Digital marketing demands that agency-advertiser teams work faster – often in near real-time – leading to a significant increase in the volume of digital production and content creation. To deliver more and more varied creative content, agencies often contract second, third, and fourth parties, only some of whom are affiliated to the agency or agency holding company. Agencies claim this is for reasons of efficiency; the reality for advertisers is that this delivers less transparency and hidden costs, very often eroding value.

Additional focus on creative and production

Without taking their eyes off media, we believe that brands now need to focus their attention on the contracts they have with their creative and production agency partners. They urgently need to review these contracts to ensure that they better reflect the reality of what they’re buying today, the links in the transactional chain, and the flow of responsibilities right across that chain.

By failing to review, update, and proactively manage their creative and production partner contracts, brands are pouring a significant proportion of hard-fought budgets down the drain. Because of the always-on, through-the-line approach that characterises modern marketing – and the shift in relative spend that this has generated – creative and production now demand the same rigour as media.

Issues that brands need to focus on as they assess their current creative and production contracts include: out-of-scope fees, resource management, cost and project management, and hidden margins – often in third-party relationships. Fit-for-purpose contracts focus on:

  • Identifying all related parties and binding them to the same obligations and transparency requirements as signatory agencies
  • Adding end dates and reviewing work in progress regularly
  • Specifying remuneration versus pass-through costs and keeping these separate
  • Crafting clauses for specialisms
  • Instituting a Work In Progress ledger where third-party costs are a major part of the budget

Summing up

To subject creative and production services to the same level of scrutiny as media investment, advertisers need to review and update the contracts governing how these services are delivered.

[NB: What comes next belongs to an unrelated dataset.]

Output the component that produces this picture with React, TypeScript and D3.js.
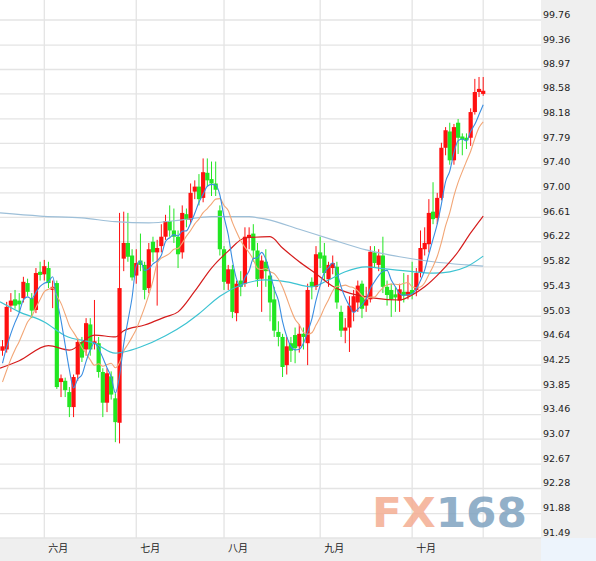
import React from 'react';
import * as d3 from 'd3';

const W = 596;
const H = 561;
const PLOT_RIGHT = 541;
const PLOT_BOTTOM = 538;

const yTickLabels = ['99.76','99.36','98.97','98.58','98.18','97.79','97.40','97.00','96.61','96.22','95.82','95.43','95.03','94.64','94.25','93.85','93.46','93.07','92.67','92.28','91.88','91.49'];
const monthLabels = ['六月','七月','八月','九月','十月'];
const monthEndIdx = [10, 32, 53, 76, 98, 115];

const opens = [94.48,94.50,95.20,95.30,95.28,95.32,95.56,95.32,95.13,95.74,95.70,95.80,95.45,95.56,93.98,94.00,93.82,93.58,94.10,94.62,94.50,94.90,94.60,94.60,94.14,93.65,94.07,93.72,93.33,
95.95,96.20,96.00,95.68,95.92,95.85,95.48,96.22,96.05,96.15,96.30,96.55,96.40,96.30,96.05,96.66,96.57,97.02,97.10,96.92,97.32,97.22,97.15,96.72,96.10,
95.55,95.78,95.08,95.60,95.55,96.28,96.35,96.08,95.63,95.90,95.68,95.30,94.78,94.70,94.25,94.60,94.73,94.55,94.75,94.60,95.58,95.50,96.05,
96.00,95.62,95.80,95.82,95.10,94.80,94.85,95.10,95.25,95.55,95.20,95.30,96.05,95.85,96.00,95.50,95.45,95.38,95.28,95.42,95.36,95.45,
95.45,95.72,96.10,96.18,96.70,96.60,96.92,97.72,97.98,97.52,98.12,97.90,97.88,97.88,98.29,98.61,98.58];
const highs = [94.65,95.26,95.40,95.45,95.40,95.66,95.63,95.40,95.80,95.90,95.93,95.90,95.60,95.60,94.10,94.05,93.90,94.10,94.68,94.70,95.00,95.00,95.29,94.70,94.20,94.20,94.15,93.80,96.68,
96.70,96.68,96.10,96.10,96.35,95.90,96.20,96.30,96.25,96.50,96.65,96.80,96.75,96.40,96.80,96.75,97.15,97.20,97.30,97.55,97.55,97.50,97.50,96.80,96.15,
95.85,95.85,95.60,95.75,96.45,96.45,96.50,96.20,96.00,96.10,95.75,95.50,94.95,94.75,94.70,94.70,94.85,94.90,94.85,95.55,95.65,96.15,96.30,
96.20,95.90,96.00,95.90,95.20,95.00,95.35,95.45,95.60,95.60,95.50,96.15,96.15,96.10,96.30,95.60,95.55,95.50,95.55,95.72,95.69,95.90,
95.80,96.40,96.45,96.90,97.17,97.00,97.80,98.05,98.12,98.10,98.18,97.95,97.95,98.35,98.82,98.85,98.85];
const lows = [94.40,94.45,95.10,95.15,95.10,95.25,95.35,95.00,95.08,95.60,95.60,95.48,95.16,93.87,93.74,93.74,93.42,93.42,94.00,94.30,94.40,94.40,94.50,94.05,93.42,93.50,93.70,93.02,93.00,
95.75,95.90,95.60,95.55,95.75,95.30,95.40,95.90,95.20,96.05,96.25,96.30,96.20,95.80,95.95,96.45,96.50,96.90,96.80,96.85,97.10,96.95,96.95,96.00,95.45,
95.45,95.00,94.95,95.35,95.50,96.10,95.90,95.50,95.10,95.50,94.95,94.70,94.55,94.06,94.10,94.30,94.28,94.45,94.50,94.25,95.30,95.45,95.80,
95.60,95.50,95.70,95.15,94.70,94.60,94.46,94.95,95.10,95.00,95.10,95.25,95.80,95.75,95.40,95.20,95.02,95.10,95.10,95.25,95.30,95.30,
95.35,95.65,96.00,96.05,96.50,96.50,96.88,97.60,97.45,97.45,97.62,97.60,97.70,97.75,98.25,98.53,98.55];
const closes = [94.55,95.18,95.28,95.20,95.22,95.58,95.42,95.12,95.72,95.69,95.83,95.56,95.50,93.90,94.04,93.85,93.58,94.06,94.62,94.37,94.92,94.50,94.63,94.14,93.65,94.12,93.78,93.34,95.48,
96.20,95.98,95.65,95.88,95.85,95.45,96.10,96.05,96.12,96.30,96.55,96.40,96.30,96.02,96.68,96.57,97.00,97.10,96.90,97.33,97.20,97.15,97.05,96.10,95.58,
95.78,95.10,95.55,95.50,96.30,96.33,96.08,95.62,95.92,95.75,95.25,94.80,94.70,94.22,94.55,94.48,94.52,94.75,94.70,95.45,95.50,96.02,95.95,
95.72,95.85,95.88,95.25,94.80,94.85,95.20,95.35,95.52,95.15,95.30,96.06,95.88,96.00,95.50,95.37,95.30,95.33,95.46,95.36,95.42,95.38,
95.72,96.12,96.20,96.68,96.58,96.92,97.72,98.00,97.52,98.05,97.88,97.85,97.84,98.29,98.61,98.66,98.63];
// closes before the visible window, used only to start the short moving averages
const preCloses = [93.3,93.5,93.7,93.9,94.0,93.9,94.2,94.3,94.45];

// longer moving averages: [candle index, value]
const ma30Pts: [number, number][] = [[-0.6,94.20],[4,94.32],[11,94.56],[16,94.49],[22,94.73],[27,94.70],[29,94.80],[34,94.89],[39,95.02],[42,95.10],[46,95.43],[50,95.80],[54,96.07],[58,96.28],[64,96.30],[67,96.12],[71,95.90],[75,95.71],[79,95.51],[83,95.40],[89,95.32],[95,95.29],[98,95.37],[101,95.50],[105,95.75],[109,96.06],[112,96.36],[115,96.63]];
const ma60Pts: [number, number][] = [[-0.6,95.26],[4,95.10],[10,94.94],[15,94.72],[22,94.60],[27,94.44],[29,94.46],[33,94.54],[39,94.72],[44,94.92],[47,95.07],[52,95.35],[57,95.53],[63,95.61],[68,95.58],[74,95.50],[78,95.61],[82,95.74],[87,95.82],[91,95.79],[97,95.75],[103,95.72],[107,95.74],[111,95.82],[115,95.99]];
const ma120Pts: [number, number][] = [[-0.6,96.68],[9,96.63],[19,96.60],[27,96.54],[35,96.52],[43,96.57],[50,96.62],[59,96.62],[63,96.58],[71,96.42],[79,96.25],[87,96.09],[95,95.98],[103,95.90],[111,95.85],[115,95.83]];

const UP = '#ff1010';
const DOWN = '#22e622';

export default function App() {
  const n = closes.length;
  const xs = d3.scaleLinear().domain([0, n - 1]).range([2.5, 483.2]);
  const ys = d3.scaleLinear().domain([91.49, 99.76]).range([PLOT_BOTTOM, 20]);

  const all = preCloses.concat(closes);
  const off = preCloses.length;
  const movAvg = (p: number) => closes.map((_, i) => [i, d3.mean(all.slice(i + off - p + 1, i + off + 1)) as number] as [number, number]);
  const ma5 = movAvg(5);
  const ma10 = movAvg(10);

  const line = d3.line<[number, number]>().x(d => xs(d[0])).y(d => ys(d[1])).curve(d3.curveMonotoneX);

  const bw = 4.2;

  return (
    <div style={{ position: 'fixed', left: 0, top: 0, width: W, height: H, background: '#fff' }}>
      <svg width={W} height={H} style={{ display: 'block' }}>
        <defs>
          <clipPath id="plot"><rect x={0} y={0} width={PLOT_RIGHT} height={PLOT_BOTTOM} /></clipPath>
        </defs>
        <rect x={0} y={0} width={W} height={H} fill="#fff" />
        {/* axis panels */}
        <rect x={PLOT_RIGHT} y={0} width={W - PLOT_RIGHT} height={PLOT_BOTTOM} fill="#efefef" />
        <rect x={0} y={PLOT_BOTTOM} width={PLOT_RIGHT} height={H - PLOT_BOTTOM} fill="#efefef" />
        <rect x={PLOT_RIGHT} y={PLOT_BOTTOM} width={W - PLOT_RIGHT} height={H - PLOT_BOTTOM} fill="#edf4fc" />

        {/* grid */}
        <g stroke="#e4e4e4" strokeWidth={1.3}>
          {yTickLabels.map(t => (
            <line key={t} x1={0} x2={PLOT_RIGHT} y1={ys(+t)} y2={ys(+t)} />
          ))}
          {monthEndIdx.map(i => (
            <line key={i} x1={xs(i)} x2={xs(i)} y1={0} y2={PLOT_BOTTOM} />
          ))}
        </g>

        {/* watermark */}
        <text x={372} y={527} fontFamily="DejaVu Sans" fontWeight="bold" fontSize={40} textLength={155} lengthAdjust="spacingAndGlyphs" opacity={0.85}>
          <tspan fill="#f4ad92">FX</tspan><tspan fill="#7fa3c0">168</tspan>
        </text>

        <g clipPath="url(#plot)">
          {/* candles */}
          {closes.map((c, i) => {
            const o = opens[i];
            const up = c >= o;
            const col = up ? UP : DOWN;
            const cx = xs(i);
            const top = ys(Math.max(o, c));
            const bot = ys(Math.min(o, c));
            return (
              <g key={i}>
                <line x1={cx} x2={cx} y1={ys(highs[i])} y2={ys(lows[i])} stroke={col} strokeWidth={1} />
                <rect x={cx - bw / 2} y={top} width={bw} height={Math.max(1.2, bot - top)} fill={col} />
              </g>
            );
          })}
          {/* moving averages */}
          <path d={line(ma120Pts) || ''} fill="none" stroke="#9dbfd8" strokeWidth={1.2} />
          <path d={line(ma60Pts) || ''} fill="none" stroke="#3cc3d2" strokeWidth={1.2} />
          <path d={line(ma30Pts) || ''} fill="none" stroke="#d51c1c" strokeWidth={1.2} />
          <path d={line(ma10) || ''} fill="none" stroke="#f2a676" strokeWidth={1.1} />
          <path d={line(ma5) || ''} fill="none" stroke="#3a8ee2" strokeWidth={1.1} />
        </g>

        {/* y labels */}
        <g fontFamily="DejaVu Sans" fontSize={9.5} fill="#222">
          {yTickLabels.map(t => (
            <text key={t} x={543} y={ys(+t) - 2.5}>{t}</text>
          ))}
        </g>
        {/* month labels */}
        <g fontFamily="'Noto Sans CJK SC', sans-serif" fontSize={10} fill="#222">
          {monthLabels.map((m, k) => (
            <text key={m} x={xs(monthEndIdx[k]) + 4} y={552}>{m}</text>
          ))}
        </g>
      </svg>
    </div>
  );
}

This means ensuring that both the full scope of work and pricing are well and clearly documented.

Creative work – particularly in the fluid digital marketing space – can drift and easily be subject to scope-creep. Advertisers need to get into good habits, closing jobs and reconciling expenditure regularly, right across the supply chain and including all parties involved in delivery. As they start to take creative and production as seriously as media, brands should also consider a regular contract compliance audit for their creative and production partners, too.